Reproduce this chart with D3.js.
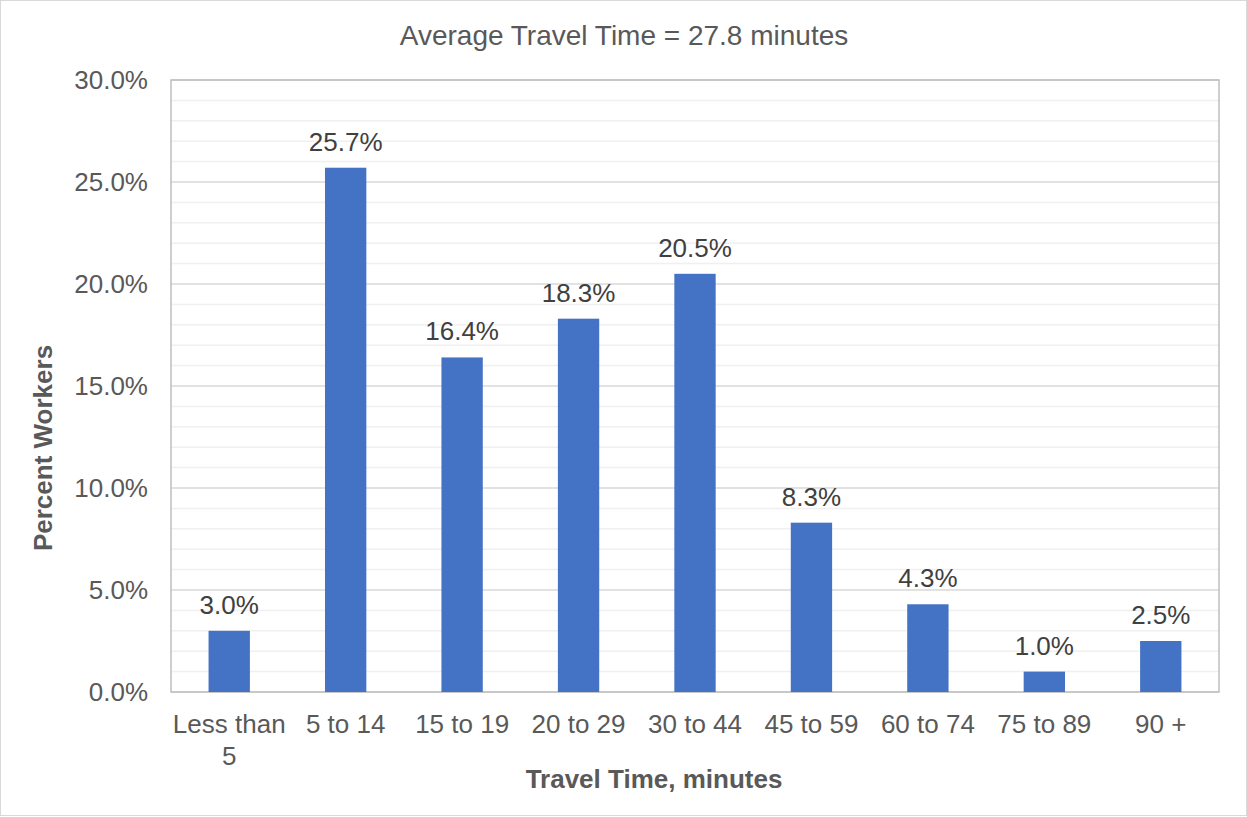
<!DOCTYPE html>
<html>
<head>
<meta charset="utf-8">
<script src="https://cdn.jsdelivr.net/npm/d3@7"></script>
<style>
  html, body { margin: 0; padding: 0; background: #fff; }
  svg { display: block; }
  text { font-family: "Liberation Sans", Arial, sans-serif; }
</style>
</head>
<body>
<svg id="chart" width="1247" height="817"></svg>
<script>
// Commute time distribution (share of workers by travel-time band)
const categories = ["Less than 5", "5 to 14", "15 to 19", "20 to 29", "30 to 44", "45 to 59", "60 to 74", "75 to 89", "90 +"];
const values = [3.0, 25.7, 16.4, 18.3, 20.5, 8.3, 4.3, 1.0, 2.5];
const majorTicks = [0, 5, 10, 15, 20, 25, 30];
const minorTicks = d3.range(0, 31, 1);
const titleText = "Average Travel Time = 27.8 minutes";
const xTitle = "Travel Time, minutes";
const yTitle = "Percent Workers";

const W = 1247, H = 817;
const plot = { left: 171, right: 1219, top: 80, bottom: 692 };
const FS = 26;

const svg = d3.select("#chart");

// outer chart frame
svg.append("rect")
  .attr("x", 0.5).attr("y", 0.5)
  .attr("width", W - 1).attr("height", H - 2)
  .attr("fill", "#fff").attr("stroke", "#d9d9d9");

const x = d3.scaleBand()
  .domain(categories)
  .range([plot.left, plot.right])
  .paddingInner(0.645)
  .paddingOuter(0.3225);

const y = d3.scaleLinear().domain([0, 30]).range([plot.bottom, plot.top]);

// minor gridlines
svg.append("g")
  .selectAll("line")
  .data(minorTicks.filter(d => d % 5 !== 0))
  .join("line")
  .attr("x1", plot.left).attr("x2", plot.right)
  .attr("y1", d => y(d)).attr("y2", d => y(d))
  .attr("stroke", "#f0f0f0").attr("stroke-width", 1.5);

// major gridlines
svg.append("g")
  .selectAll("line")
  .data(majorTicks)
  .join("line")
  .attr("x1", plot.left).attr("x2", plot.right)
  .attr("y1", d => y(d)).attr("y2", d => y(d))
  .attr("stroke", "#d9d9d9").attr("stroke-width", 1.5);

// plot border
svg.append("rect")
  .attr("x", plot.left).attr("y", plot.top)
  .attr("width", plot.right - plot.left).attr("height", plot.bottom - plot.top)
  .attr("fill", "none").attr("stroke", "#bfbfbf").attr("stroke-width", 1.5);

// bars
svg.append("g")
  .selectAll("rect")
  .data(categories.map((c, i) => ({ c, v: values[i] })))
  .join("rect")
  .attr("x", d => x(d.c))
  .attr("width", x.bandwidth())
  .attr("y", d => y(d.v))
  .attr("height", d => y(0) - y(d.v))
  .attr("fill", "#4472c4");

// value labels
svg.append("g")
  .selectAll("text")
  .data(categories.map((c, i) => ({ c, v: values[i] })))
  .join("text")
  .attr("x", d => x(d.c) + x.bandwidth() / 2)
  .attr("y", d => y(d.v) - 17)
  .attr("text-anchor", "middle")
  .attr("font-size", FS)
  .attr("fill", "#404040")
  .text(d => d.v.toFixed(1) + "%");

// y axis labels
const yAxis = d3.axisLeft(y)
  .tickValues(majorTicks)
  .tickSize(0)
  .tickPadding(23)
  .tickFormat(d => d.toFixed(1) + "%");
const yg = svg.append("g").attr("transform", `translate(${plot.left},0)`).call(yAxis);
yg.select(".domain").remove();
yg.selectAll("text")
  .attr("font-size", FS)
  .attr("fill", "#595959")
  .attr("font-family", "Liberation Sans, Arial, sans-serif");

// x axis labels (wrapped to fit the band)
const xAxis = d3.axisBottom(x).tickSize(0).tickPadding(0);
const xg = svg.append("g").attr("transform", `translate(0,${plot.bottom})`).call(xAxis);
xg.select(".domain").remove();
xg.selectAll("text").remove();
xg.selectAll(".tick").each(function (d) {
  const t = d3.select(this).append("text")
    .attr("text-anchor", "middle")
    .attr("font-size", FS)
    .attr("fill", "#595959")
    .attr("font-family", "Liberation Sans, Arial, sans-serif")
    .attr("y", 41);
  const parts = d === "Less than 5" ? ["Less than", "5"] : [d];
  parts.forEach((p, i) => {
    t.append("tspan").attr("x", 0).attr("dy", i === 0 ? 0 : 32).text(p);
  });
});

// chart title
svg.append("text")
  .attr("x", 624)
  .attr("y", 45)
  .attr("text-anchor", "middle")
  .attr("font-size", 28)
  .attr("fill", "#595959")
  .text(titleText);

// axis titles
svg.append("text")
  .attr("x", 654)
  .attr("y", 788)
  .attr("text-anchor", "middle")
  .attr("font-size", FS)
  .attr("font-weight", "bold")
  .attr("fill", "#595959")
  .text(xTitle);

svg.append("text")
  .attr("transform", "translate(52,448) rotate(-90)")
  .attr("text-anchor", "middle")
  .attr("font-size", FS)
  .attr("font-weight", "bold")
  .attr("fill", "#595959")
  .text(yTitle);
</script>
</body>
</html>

### OBJECTIVE
Transcribe the whole listing exactly. Pictures stay out of your copy.

### FULL OUTPUT
Reproduce this chart with D3.js.
<!DOCTYPE html>
<html>
<head>
<meta charset="utf-8">
<script src="https://cdn.jsdelivr.net/npm/d3@7"></script>
<style>
  html, body { margin: 0; padding: 0; background: #fff; }
  svg { display: block; }
  text { font-family: "Liberation Sans", Arial, sans-serif; }
</style>
</head>
<body>
<svg id="chart" width="1247" height="817"></svg>
<script>
// Commute time distribution (share of workers by travel-time band)
const categories = ["Less than 5", "5 to 14", "15 to 19", "20 to 29", "30 to 44", "45 to 59", "60 to 74", "75 to 89", "90 +"];
const values = [3.0, 25.7, 16.4, 18.3, 20.5, 8.3, 4.3, 1.0, 2.5];
const majorTicks = [0, 5, 10, 15, 20, 25, 30];
const minorTicks = d3.range(0, 31, 1);
const titleText = "Average Travel Time = 27.8 minutes";
const xTitle = "Travel Time, minutes";
const yTitle = "Percent Workers";

const W = 1247, H = 817;
const plot = { left: 171, right: 1219, top: 80, bottom: 692 };
const FS = 26;

const svg = d3.select("#chart");

// outer chart frame
svg.append("rect")
  .attr("x", 0.5).attr("y", 0.5)
  .attr("width", W - 1).attr("height", H - 2)
  .attr("fill", "#fff").attr("stroke", "#d9d9d9");

const x = d3.scaleBand()
  .domain(categories)
  .range([plot.left, plot.right])
  .paddingInner(0.645)
  .paddingOuter(0.3225);

const y = d3.scaleLinear().domain([0, 30]).range([plot.bottom, plot.top]);

// minor gridlines
svg.append("g")
  .selectAll("line")
  .data(minorTicks.filter(d => d % 5 !== 0))
  .join("line")
  .attr("x1", plot.left).attr("x2", plot.right)
  .attr("y1", d => y(d)).attr("y2", d => y(d))
  .attr("stroke", "#f0f0f0").attr("stroke-width", 1.5);

// major gridlines
svg.append("g")
  .selectAll("line")
  .data(majorTicks)
  .join("line")
  .attr("x1", plot.left).attr("x2", plot.right)
  .attr("y1", d => y(d)).attr("y2", d => y(d))
  .attr("stroke", "#d9d9d9").attr("stroke-width", 1.5);

// plot border
svg.append("rect")
  .attr("x", plot.left).attr("y", plot.top)
  .attr("width", plot.right - plot.left).attr("height", plot.bottom - plot.top)
  .attr("fill", "none").attr("stroke", "#bfbfbf").attr("stroke-width", 1.5);

// bars
svg.append("g")
  .selectAll("rect")
  .data(categories.map((c, i) => ({ c, v: values[i] })))
  .join("rect")
  .attr("x", d => x(d.c))
  .attr("width", x.bandwidth())
  .attr("y", d => y(d.v))
  .attr("height", d => y(0) - y(d.v))
  .attr("fill", "#4472c4");

// value labels
svg.append("g")
  .selectAll("text")
  .data(categories.map((c, i) => ({ c, v: values[i] })))
  .join("text")
  .attr("x", d => x(d.c) + x.bandwidth() / 2)
  .attr("y", d => y(d.v) - 17)
  .attr("text-anchor", "middle")
  .attr("font-size", FS)
  .attr("fill", "#404040")
  .text(d => d.v.toFixed(1) + "%");

// y axis labels
const yAxis = d3.axisLeft(y)
  .tickValues(majorTicks)
  .tickSize(0)
  .tickPadding(23)
  .tickFormat(d => d.toFixed(1) + "%");
const yg = svg.append("g").attr("transform", `translate(${plot.left},0)`).call(yAxis);
yg.select(".domain").remove();
yg.selectAll("text")
  .attr("font-size", FS)
  .attr("fill", "#595959")
  .attr("font-family", "Liberation Sans, Arial, sans-serif");

// x axis labels (wrapped to fit the band)
const xAxis = d3.axisBottom(x).tickSize(0).tickPadding(0);
const xg = svg.append("g").attr("transform", `translate(0,${plot.bottom})`).call(xAxis);
xg.select(".domain").remove();
xg.selectAll("text").remove();
xg.selectAll(".tick").each(function (d) {
  const t = d3.select(this).append("text")
    .attr("text-anchor", "middle")
    .attr("font-size", FS)
    .attr("fill", "#595959")
    .attr("font-family", "Liberation Sans, Arial, sans-serif")
    .attr("y", 41);
  const parts = d === "Less than 5" ? ["Less than", "5"] : [d];
  parts.forEach((p, i) => {
    t.append("tspan").attr("x", 0).attr("dy", i === 0 ? 0 : 32).text(p);
  });
});

// chart title
svg.append("text")
  .attr("x", 624)
  .attr("y", 45)
  .attr("text-anchor", "middle")
  .attr("font-size", 28)
  .attr("fill", "#595959")
  .text(titleText);

// axis titles
svg.append("text")
  .attr("x", 654)
  .attr("y", 788)
  .attr("text-anchor", "middle")
  .attr("font-size", FS)
  .attr("font-weight", "bold")
  .attr("fill", "#595959")
  .text(xTitle);

svg.append("text")
  .attr("transform", "translate(52,448) rotate(-90)")
  .attr("text-anchor", "middle")
  .attr("font-size", FS)
  .attr("font-weight", "bold")
  .attr("fill", "#595959")
  .text(yTitle);
</script>
</body>
</html>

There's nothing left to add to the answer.